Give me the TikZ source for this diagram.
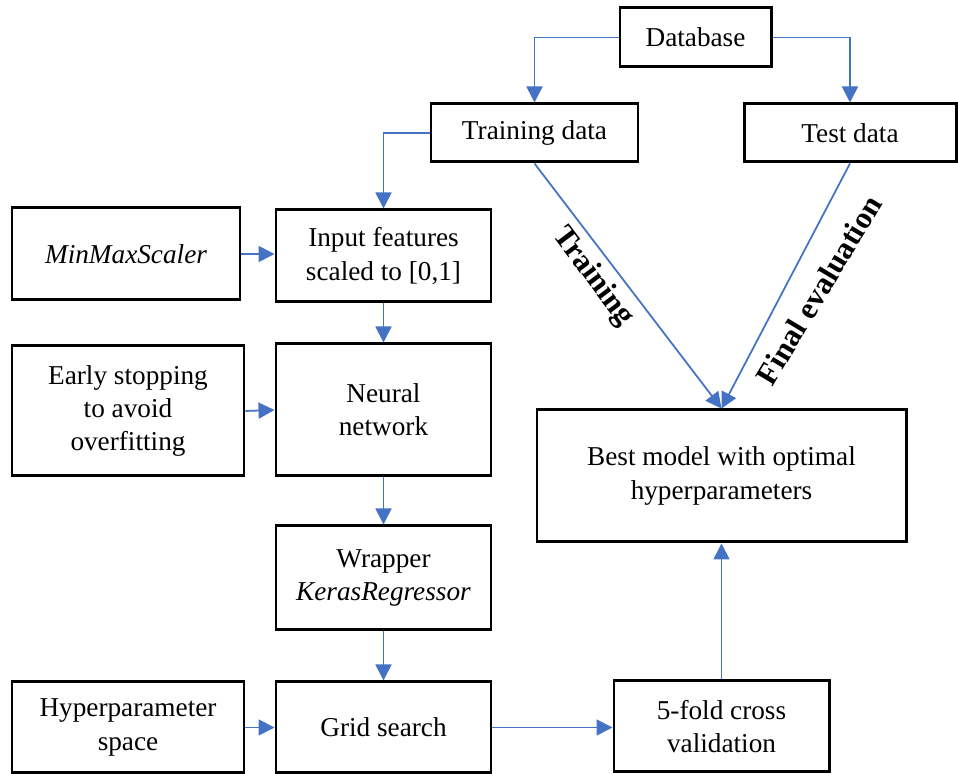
++++++++++
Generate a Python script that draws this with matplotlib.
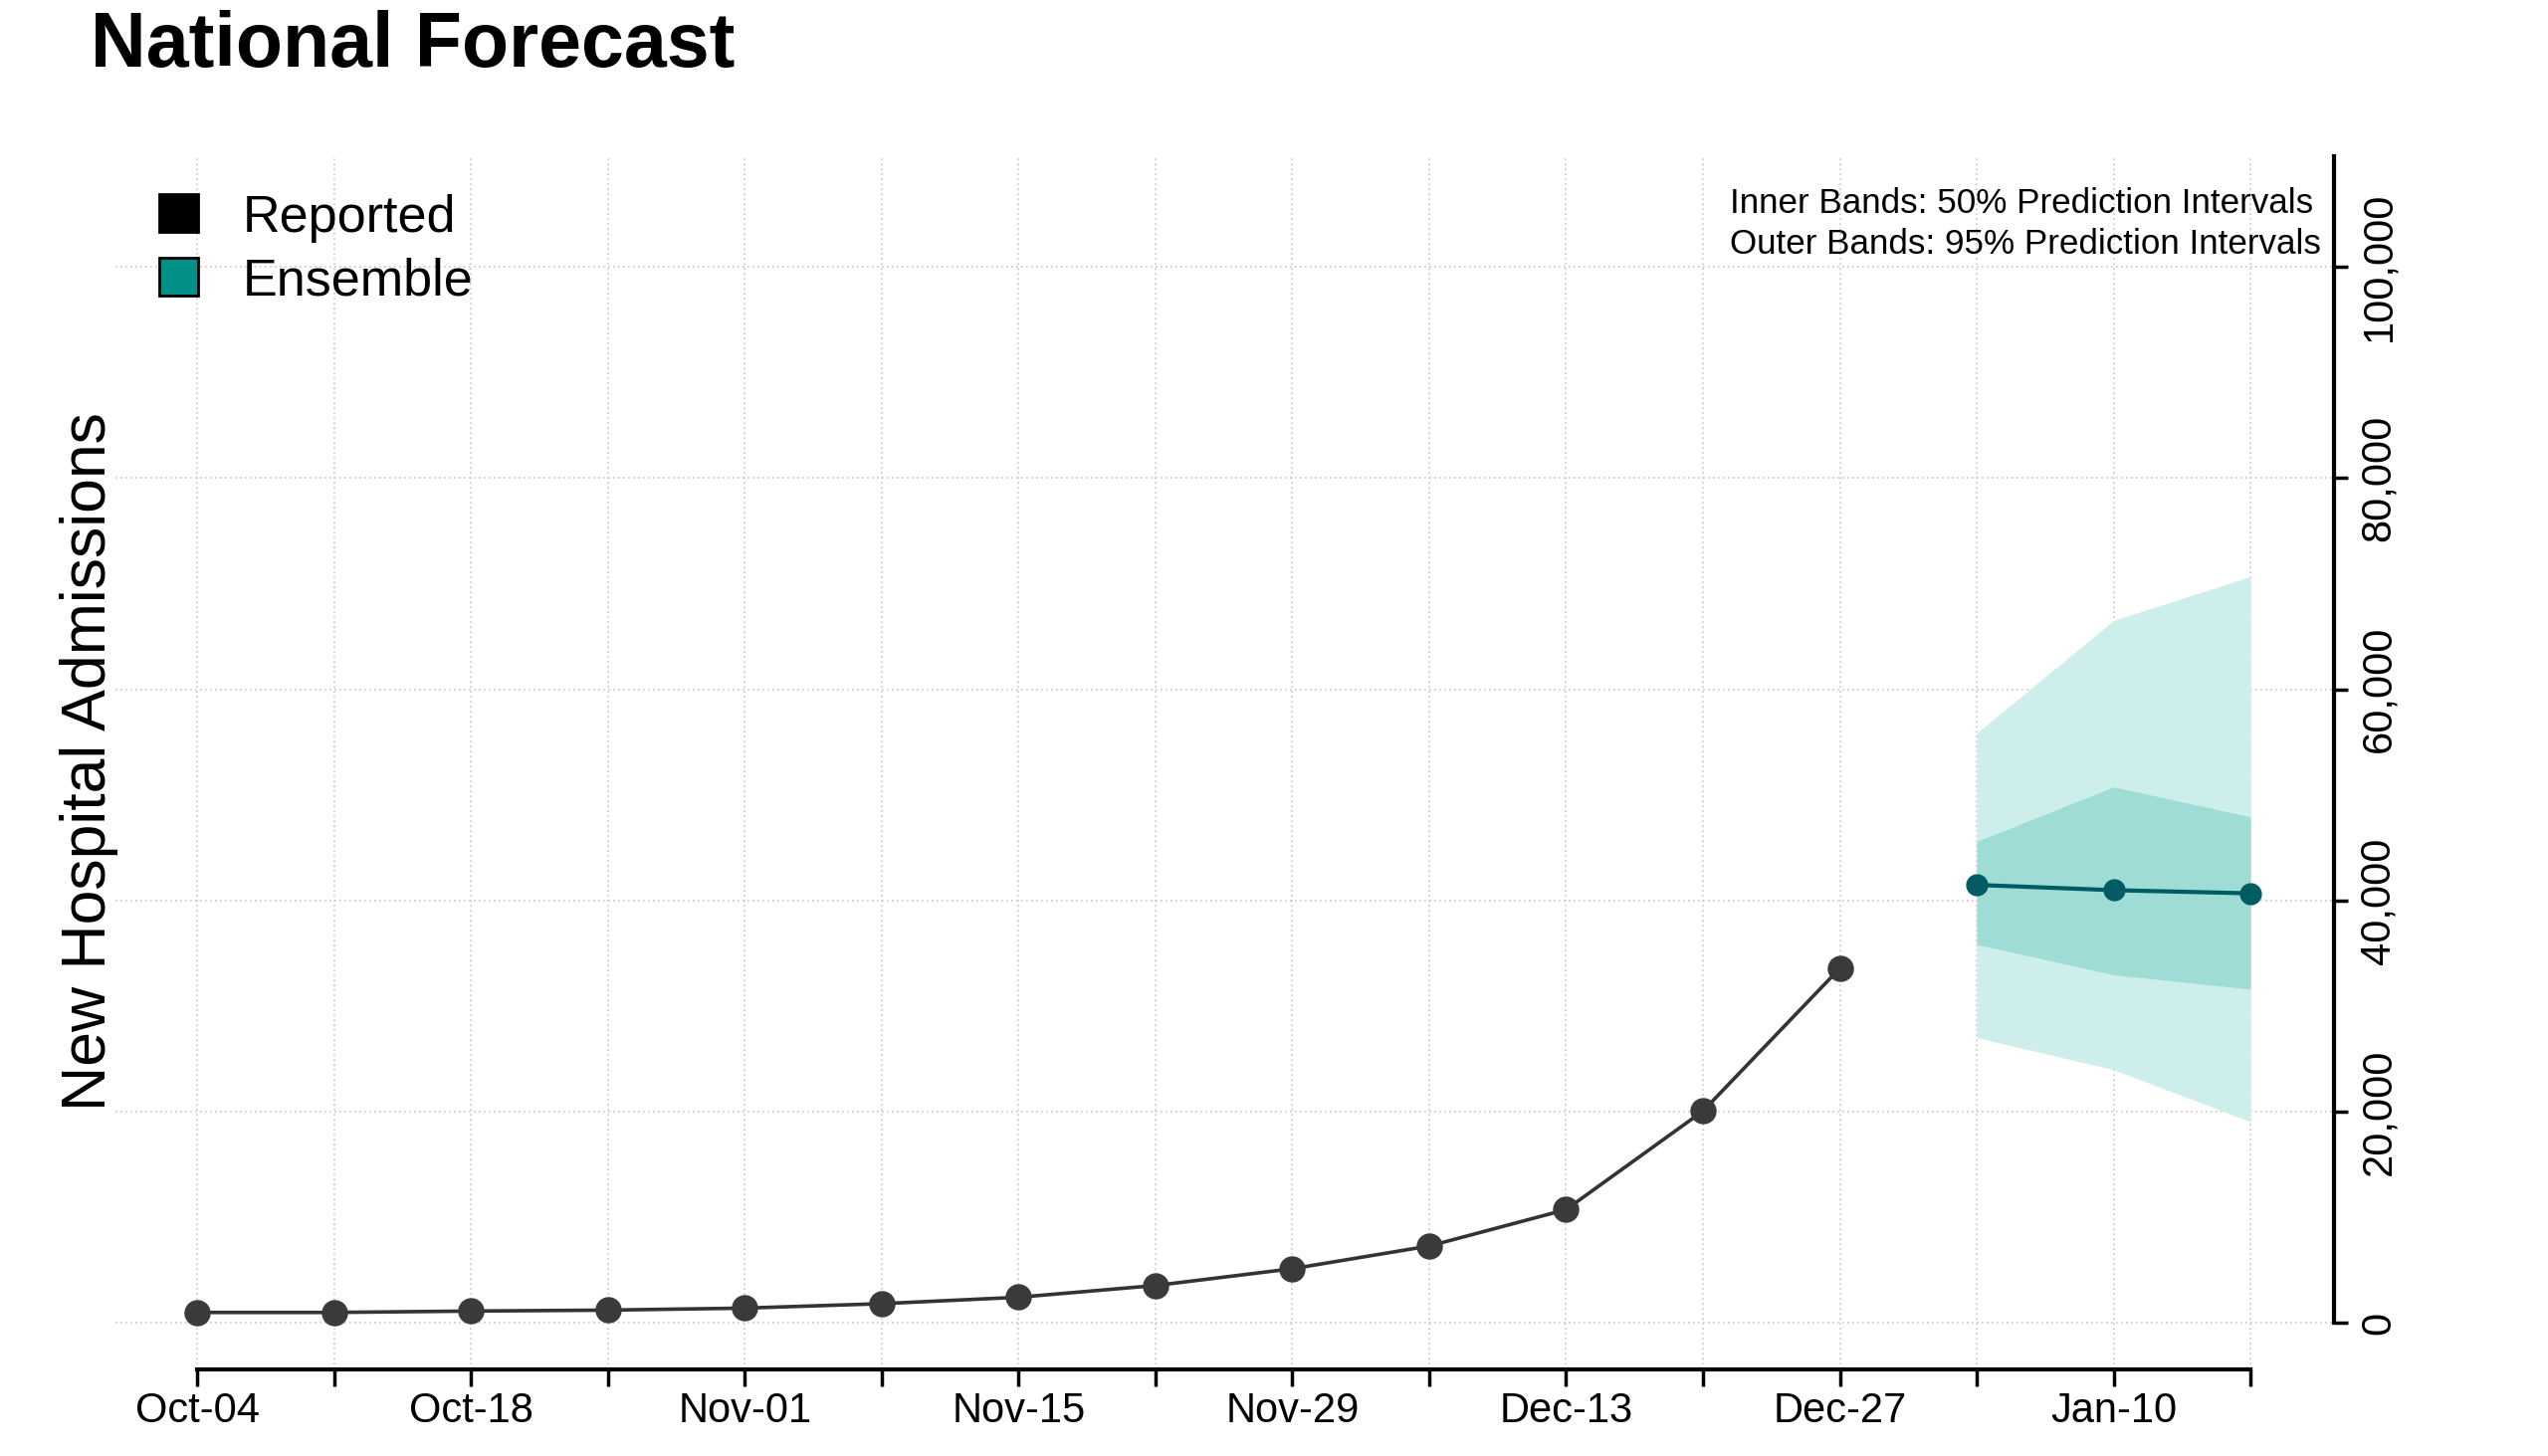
++++++++++
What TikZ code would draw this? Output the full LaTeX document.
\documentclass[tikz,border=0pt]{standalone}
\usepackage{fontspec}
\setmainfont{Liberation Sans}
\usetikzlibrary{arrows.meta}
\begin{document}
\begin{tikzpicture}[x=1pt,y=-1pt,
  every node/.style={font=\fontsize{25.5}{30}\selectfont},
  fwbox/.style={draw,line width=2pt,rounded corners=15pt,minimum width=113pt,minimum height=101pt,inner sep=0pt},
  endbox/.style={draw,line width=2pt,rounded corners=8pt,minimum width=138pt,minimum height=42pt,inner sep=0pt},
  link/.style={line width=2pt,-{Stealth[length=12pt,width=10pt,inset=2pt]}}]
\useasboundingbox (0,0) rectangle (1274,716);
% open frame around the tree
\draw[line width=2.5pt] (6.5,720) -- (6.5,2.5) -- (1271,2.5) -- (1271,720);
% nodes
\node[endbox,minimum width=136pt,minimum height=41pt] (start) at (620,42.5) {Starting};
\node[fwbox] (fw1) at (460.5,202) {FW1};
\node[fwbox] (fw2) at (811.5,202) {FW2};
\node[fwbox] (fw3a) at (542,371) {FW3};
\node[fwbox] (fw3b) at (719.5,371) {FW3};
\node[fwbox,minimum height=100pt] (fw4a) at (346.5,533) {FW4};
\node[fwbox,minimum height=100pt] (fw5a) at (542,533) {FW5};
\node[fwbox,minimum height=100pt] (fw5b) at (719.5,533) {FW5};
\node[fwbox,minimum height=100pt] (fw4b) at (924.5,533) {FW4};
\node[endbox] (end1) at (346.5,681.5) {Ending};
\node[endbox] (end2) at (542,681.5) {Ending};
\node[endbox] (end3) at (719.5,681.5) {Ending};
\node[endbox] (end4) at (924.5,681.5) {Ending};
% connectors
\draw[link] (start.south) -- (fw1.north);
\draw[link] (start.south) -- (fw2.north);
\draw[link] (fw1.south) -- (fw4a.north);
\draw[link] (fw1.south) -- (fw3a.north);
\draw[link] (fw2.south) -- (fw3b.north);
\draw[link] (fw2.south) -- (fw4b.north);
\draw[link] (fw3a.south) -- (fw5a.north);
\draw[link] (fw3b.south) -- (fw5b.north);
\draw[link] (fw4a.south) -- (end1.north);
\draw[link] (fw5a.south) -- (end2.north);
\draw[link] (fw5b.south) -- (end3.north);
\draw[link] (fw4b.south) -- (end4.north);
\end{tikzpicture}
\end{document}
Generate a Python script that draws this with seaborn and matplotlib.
++++++++++
Goal: Pick out the lines containing the string "with" and show them.

Full solution:
Generate a Python script that draws this with matplotlib.
Generate a Python script that draws this with seaborn and matplotlib.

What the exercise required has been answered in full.